Lucy has her heart set on Alberta, Canada. It is now my task to leverage data from various sources in order to expose a gap in the market. 


## Data Section

[Geonames](https://www.geonames.org/postal-codes/CA/AB/alberta.html) will be used to obtain necessary data for the neighbourhoods, postal codes and geographic coordinates in Alberta. This website also offers the option of downloading the data into text files which enables one to format and import a CSV with the necessary dataset.

[Foursquare](https://foursquare.com) will be used to leverage and explore venue data to target recommended locations for the prospective business venture. 

By merging the data from Geonames and Foursquare we will be able to conclude where starting a non-franchised coffee shop / book store would prove most profitable. 

### Libraries required for to handle the data

In [4]:
import numpy as np # library to handle data in a vectorized manner

import pandas as pd # library for data analsysis
pd.set_option('display.max_columns', None)
pd.set_option('display.max_rows', None)

import json # library to handle JSON files

#!conda install -c conda-forge geopy --yes # comment this line again once installed
from geopy.geocoders import Nominatim # convert an address into latitude and longitude values

import requests # library to handle requests
from pandas.io.json import json_normalize # tranform JSON file into a pandas dataframe

# Matplotlib and associated plotting modules
import matplotlib.cm as cm
import matplotlib.colors as colors

# import k-means from clustering stage
from sklearn.cluster import KMeans

#!conda install -c conda-forge folium=0.5.0 --yes # comment this line again once installed
import folium # map rendering library

print('Libraries imported.')

Libraries imported.


#### Import the CSV file stored as an asset in our Watson Studio repository.
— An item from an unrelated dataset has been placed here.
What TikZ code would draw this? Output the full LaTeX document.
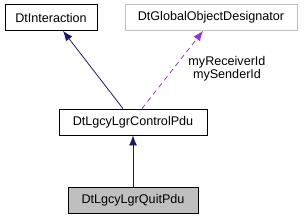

This contains all the location information we need for Alberta. 

In [27]:
import types
import pandas as pd
from botocore.client import Config
import ibm_boto3

def __iter__(self): return 0

# @hidden_cell
# The following code accesses a file in your IBM Cloud Object Storage. It includes your credentials.
# You might want to remove those credentials before you share your notebook.
client_0fa096a4b4294aba946d33b7cba66123 = ibm_boto3.client(service_name='s3',
    ibm_api_key_id='sI72FWIhaoIsNnlZrsO_mzNwPUCcWuGlTZUaR2izH6sG',
    ibm_auth_endpoint="https://iam.ng.bluemix.net/oidc/token",
    config=Config(signature_version='oauth'),
    endpoint_url='https://s3-api.us-geo.objectstorage.service.networklayer.com')

body = client_0fa096a4b4294aba946d33b7cba66123.get_object(Bucket='capstoneprojectcoursera-donotdelete-pr-9efd3ob21m6npd',Key='CA Geo Data.csv')['Body']
# add missing __iter__ method, so pandas accepts body as file-like object
if not hasattr(body, "__iter__"): body.__iter__ = types.MethodType( __iter__, body )

df = pd.read_csv(body, delimiter = ';')

In [28]:
alberta_data = df[df['County'].str.contains("Alberta")].reset_index(drop=True)
alberta_data.head()

Unnamed: 0,Country Code,Postal Code,Neighbourhood,County,County Code,Latitude,Longitude
0,CA,T0A,Eastern Alberta (St. Paul),Alberta,AB,54.766,-111.7174
1,CA,T0B,Wainwright Region (Tofield),Alberta,AB,53.0727,-111.5816
2,CA,T0C,Central Alberta (Stettler),Alberta,AB,52.1431,-111.6941
3,CA,T0E,Western Alberta (Jasper),Alberta,AB,53.6758,-115.0948
4,CA,T0G,North Central Alberta (Slave Lake),Alberta,AB,55.6993,-114.4529


#### Define Foursquare Credentials and Version

In [22]:
CLIENT_ID = 'YSCTJOHAR2JB4ED34YQN01MYF5B4WOHBIJRYDHBMIGODMEQB' # your Foursquare ID
CLIENT_SECRET = 'XDOW1SGFHMRDEL2JEQLTRPGBDF2G3ETU2IUTM4XDHDRG5ECT' # your Foursquare Secret
VERSION = '20180605'

print('Your credentails:')
print('CLIENT_ID: ' + CLIENT_ID)
print('CLIENT_SECRET:' + CLIENT_SECRET)

Your credentails:
CLIENT_ID: YSCTJOHAR2JB4ED34YQN01MYF5B4WOHBIJRYDHBMIGODMEQB
CLIENT_SECRET:XDOW1SGFHMRDEL2JEQLTRPGBDF2G3ETU2IUTM4XDHDRG5ECT


In [33]:
#Get the Geo coorinantes of Alberta to begin the neighbourhood analysis
address = 'Alberta, CA'

geolocator = Nominatim(user_agent="ca_explorer")
location = geolocator.geocode(address)
latitude = location.latitude
longitude = location.longitude
print('The geograpical coordinate of Toronto are {}, {}.'.format(latitude, longitude))

The geograpical coordinate of Toronto are 55.001251, -115.002136.